N CPU cores are reserved across multiple computation nodes. At that time, the core is secured so that the number of calculation nodes is as small as possible.

pe_n N

The defined parallel environment is as follows.

pe_4, pe_8, pe_16, pe_32, pe_64,

pe_5, pe_10, pe_20

N cores are reserved across multiple computation nodes. At that time, n = 4,8,16,… cores are secured on each compute node.

The number of cores can be specified a range besides a single number.

  • qsub -pe mpi-fillup 100 -S /bin/bash job_script.sh
  • qsub -pe def_slot 20-100 -S /bin/bash job_script.sh
  • qsub -pe mpi 20- -S /bin/bash job_script.sh

Notes on specifying memory requirements for parallel jobs

When -l s_vmem or -l mem_req is specified for the parallel job, the job is submitted by requesting memory, which is multiplied by the number of parallels specified in the parallel environment and specified memory from the system.

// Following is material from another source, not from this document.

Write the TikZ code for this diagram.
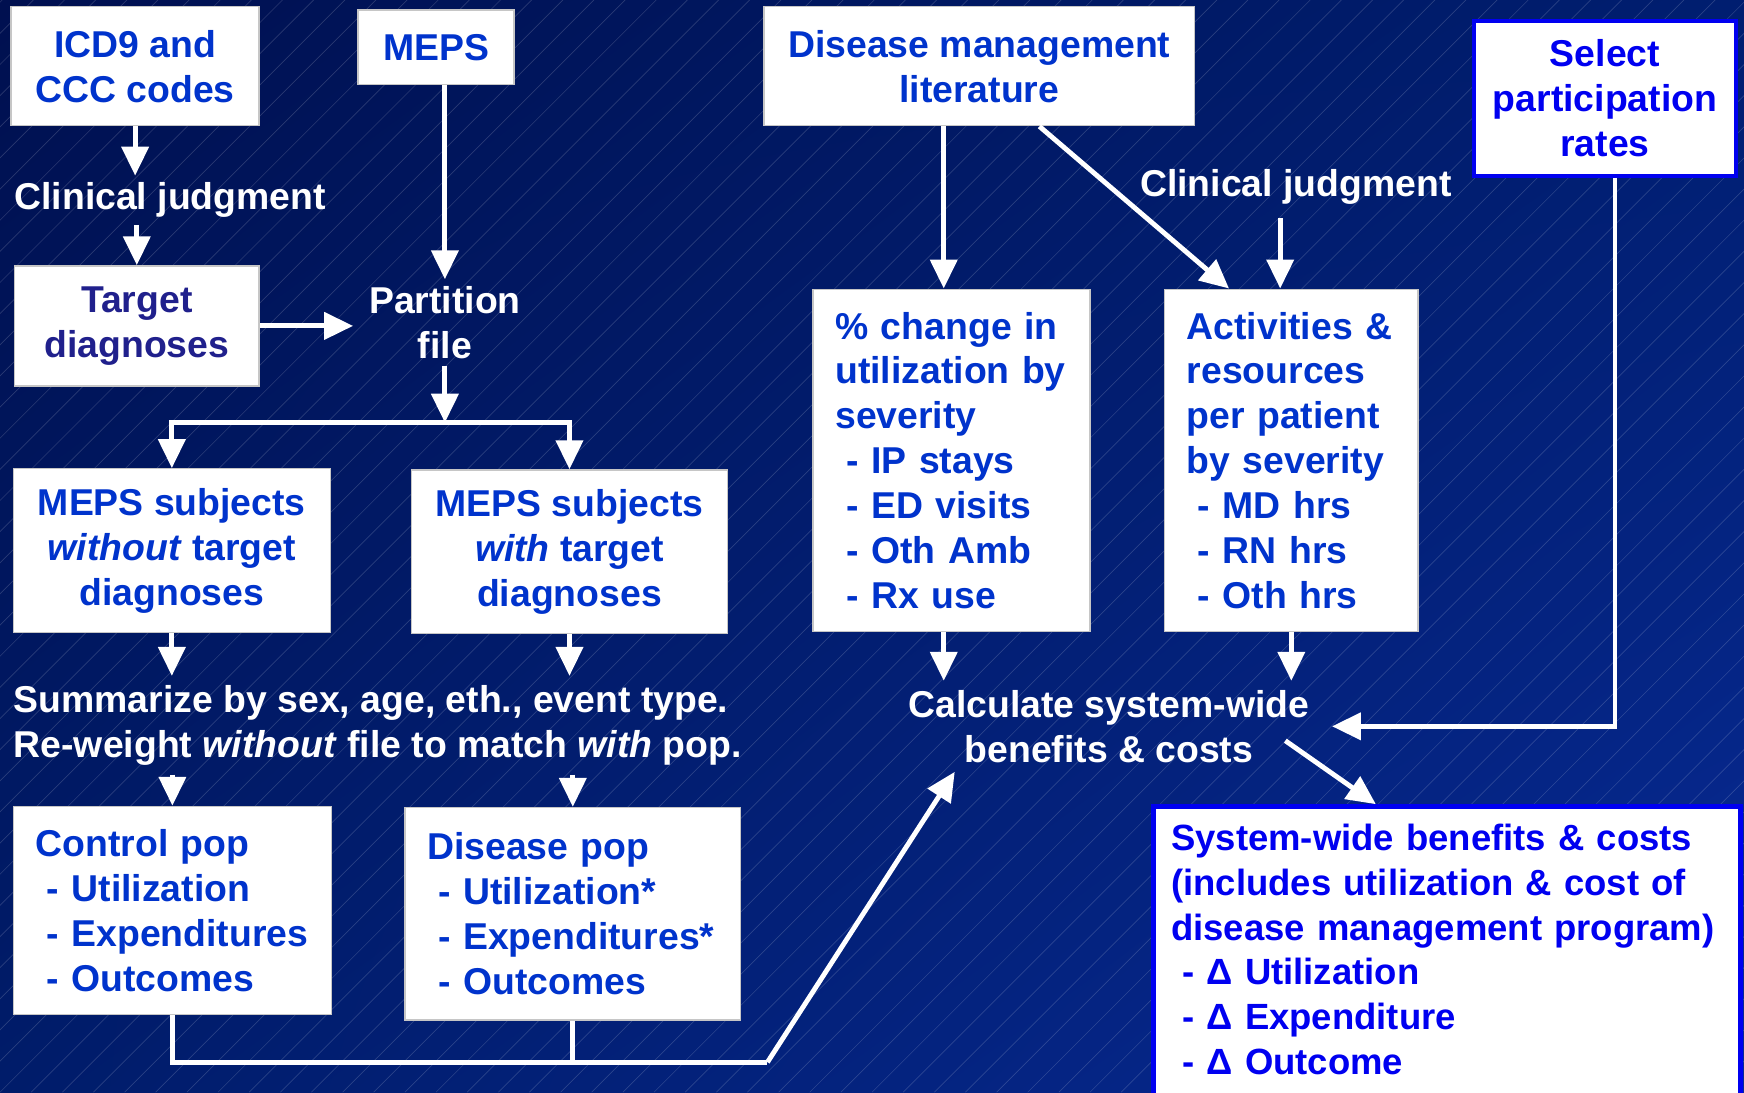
\documentclass[tikz,border=0pt]{standalone}
\usepackage{fontspec}
\setmainfont{Liberation Sans}
\usetikzlibrary{arrows.meta,positioning,shadings}
\definecolor{dmblue}{RGB}{0,51,204}
\definecolor{tgblue}{RGB}{32,32,140}
\definecolor{selblue}{RGB}{0,0,240}
\definecolor{bgtl}{RGB}{0,16,80}
\definecolor{bgtr}{RGB}{0,30,112}
\definecolor{bgbl}{RGB}{0,28,106}
\definecolor{bgbr}{RGB}{8,42,148}
\newcommand{\slidefont}{\fontsize{16.8}{20.2}\selectfont\bfseries}
\newcommand{\sysfont}{\fontsize{16.4}{20.1}\selectfont\bfseries}
\newcommand{\itm}{\hspace*{5pt}}

\begin{document}
\begin{tikzpicture}[x=0.5pt,y=-0.5pt,
	box/.style={draw=gray!45, line width=0.6pt, fill=white, text=dmblue, font=\slidefont, align=center, inner sep=0pt},
	listbox/.style={box, align=left, inner xsep=10pt},
	bluebox/.style={box, draw=selblue, line width=2pt, text=selblue},
	note/.style={text=white, font=\slidefont, align=center, inner sep=0pt},
	arr/.style={draw=white, line width=2.2pt, -{Triangle[width=12pt,length=13pt]}},
	con/.style={draw=white, line width=2.2pt}]
	\useasboundingbox (0,0) rectangle (1568,982);
	\clip (0,0) rectangle (1568,982);
	\shade[upper left=bgtl, upper right=bgtr, lower left=bgbl, lower right=bgbr] (0,0) rectangle (1568,982);
	\foreach \k in {-980,-952,...,1568}
		\draw[white, opacity=0.16, line width=0.3pt] (\k,982) -- ++(982,-982);

	\node[box, minimum width=111.5pt, minimum height=53.5pt] (icd) at (121.5,59.5) {ICD9 and\\CCC codes};
	\node[box, minimum width=70pt, minimum height=33.5pt] (meps) at (392,42.5) {MEPS};
	\node[box, minimum width=193.5pt, minimum height=53.5pt] (dml) at (880.5,59.5) {Disease management\\literature};
	\node[bluebox, minimum width=118pt, minimum height=69.5pt] (sel) at (1443,88.5) {Select\\participation\\rates};
	\node[note, inner ysep=3pt] (clinl) at (153,180) {Clinical judgment};
	\node[box, text=tgblue, minimum width=110pt, minimum height=54pt] (tgt) at (123,293) {Target\\diagnoses};
	\node[note, inner xsep=7pt, inner ysep=3pt] (part) at (400,290) {Partition\\file};
	\coordinate (split) at (400,380);
	\node[box, minimum width=142.5pt, minimum height=73.5pt] (wo) at (154.5,495) {MEPS subjects\\\textit{without} target\\diagnoses};
	\node[box, minimum width=142pt, minimum height=73.5pt] (wi) at (512,496) {MEPS subjects\\\textit{with} target\\diagnoses};
	\node[note, align=left, anchor=west, inner ysep=4pt] (summ) at (12,652) {Summarize by sex, age, eth., event type.\\Re-weight \textit{without} file to match \textit{with} pop.};
	\node[listbox, text width=104.5pt, minimum width=124.5pt, minimum height=154pt] (pct) at (855.5,414) {\% change in\\utilization by\\severity\\\itm- IP stays\\\itm- ED visits\\\itm- Oth Amb\\\itm- Rx use};
	\node[listbox, text width=94pt, minimum width=114pt, minimum height=154pt] (act) at (1161,414) {Activities \&\\resources\\per patient\\by severity\\\itm- MD hrs\\\itm- RN hrs\\\itm- Oth hrs};
	\node[note, inner ysep=6pt] (clinr) at (1165,168) {Clinical judgment};
	\node[note, inner ysep=4pt] (calc) at (997,653) {Calculate system-wide\\benefits \& costs};
	\node[listbox, text width=123pt, minimum width=143pt, minimum height=93.5pt] (ctrl) at (155,818.5) {Control pop\\\itm- Utilization\\\itm- Expenditures\\\itm- Outcomes};
	\node[listbox, text width=131pt, minimum width=151pt, minimum height=95.5pt] (dis) at (515,821.5) {Disease pop\\\itm- Utilization*\\\itm- Expenditures*\\\itm- Outcomes};
	\node[bluebox, font=\sysfont, align=left, inner xsep=8pt, inner ysep=8pt, text width=248pt, anchor=north west] (sys) at (1035,723) {System-wide benefits \& costs\\(includes utilization \& cost of\\disease management program)\\\itm- Δ Utilization\\\itm- Δ Expenditure\\\itm- Δ Outcome\\\mbox{}};
	\coordinate (join) at (690,955);

	\draw[arr] (icd.south) -- (icd.south |- clinl.north);
	\draw[arr] (tgt.north |- clinl.south) -- (tgt.north);
	\draw[arr] (part.north |- meps.south) -- (part.north);
	\draw[arr] (tgt.east) -- (tgt.east -| part.west);
	\draw[arr] (part.south) -- (split);
	\draw[arr] (split) -| (wo.north);
	\draw[arr] (split) -| (wi.north);
	\draw[arr] (wo.south) -- (wo.south |- summ.north);
	\draw[arr] (wi.south) -- (wi.south |- summ.north);
	\draw[arr] (ctrl.north |- summ.south) -- (ctrl.north);
	\draw[arr] (dis.north |- summ.south) -- (dis.north);
	\draw[con] (ctrl.south) |- (join);
	\draw[con] (dis.south) -- (dis.south |- join);
	\draw[arr] (join) -- ([xshift=21pt]calc.south west);
	\draw[arr] ([xshift=-3.5pt]pct.north |- dml.south) -- ([xshift=-3.5pt]pct.north);
	\draw[arr] ([xshift=27pt]dml.south) -- ([xshift=-28pt]act.north);
	\draw[arr] ([xshift=-5pt]act.north |- clinr.south) -- ([xshift=-5pt]act.north);
	\draw[arr] ([xshift=-3.5pt]pct.south) -- ([xshift=-3.5pt]pct.south |- calc.north);
	\draw[arr] (act.south) -- (act.south |- calc.north);
	\draw[arr] ([xshift=4.5pt]sel.south) |- ([xshift=10pt]calc.east);
	\draw[arr] ([xshift=-11pt,yshift=14pt]calc.south east) -- ([xshift=101pt]sys.north west);
\end{tikzpicture}
\end{document}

For example, when you specify as below, it means that you have specified 16 × 8 = 128GB as the total memory used by the parallel jobs. Remember this point and decide requested memory to be specify.

-pe def_slot 16 -l s_vmem=8G -l mem_req=8G
-pe mpi-fillup 16 -l s_vem=8G -l mem_req=8G

Types of parallel jobs (detail)

CPU and memory allocation

The above example specifies one CPU core and the corresponding memory.

If the amount of memory is not specified when executing the qsub command (default value), e.g. for Thin node Type 1a, 8 GB of memory is allocated per CPU core. (This depends on the type of computer and the type of queue.)

def_slot always allocates the specified number of cores on the same compute node. In the example in the figure below, memory is 20GB per core, a total of 20GB x 2 cores = 40GB is allocated in one computer.

mpi allocates resources as evenly as possible to multiple computers. In the example below, if you specify mpi 2, memory is 20GB per CPU core and each computer is allocated 1 core x 20GB = 20GB each, for a total of 20GB x 2 computers = 40GB.

mpi-fillup allocates resources to one of the multiple computers as much as possible. If the resource cannot be allocated, it tries to allocate the resource to another computer. This is the difference with def_slot. In the example below, if there are two calculators with 64GB memory per calculator, if you specify mpi-fillup 4, the memory is 20GB per CPU core, 3 cores x 20GB = 60 GB for one of the two computers, 1 core x 20GB = 20 GB for the other, a total of 20GB x 4 cores = 80GB is allocated.

pe_N, if you speify pe_4 2, the resources are allocated to two computers with four cores each. In the example in the figure below, memory is 8GB per CPU core, 4 cores x 8GB = 32GB each for each computer, a total of 32GB x 2 computers = 64GB is allocated.

How to know which compute nodes have been allocated in a parallel job

$ qstat
job-ID prior name user state submit/start at queue jclass slots ja-task-ID
------------------------------------------------------------------------------------------------------
13862312 0.25410 QLOGIN you r 09/25/2021 23:34:49 login.q@at138 1
13862486 0.25194 QLOGIN you r 09/26/2021 10:15:28 login.q@at139 1
13862667 0.25084 QLOGIN you r 09/26/2021 15:40:40 login.q@at137 1
13862992 0.25039 an_example you r 09/26/2021 18:54:09 epyc.q@at143 2
13862987 0.25020 an_example you r 09/26/2021 19:44:58 epyc.q@at154 1
13862989 0.25040 an_example you qw 09/26/2021 18:50:50 2

$ qstat -j 13862992 | grep exec_host_list
exec_host_list 1: at143:2

You can see which compute nodes have been allocated from the exec_host_list line displayed by qstat -j <job number>.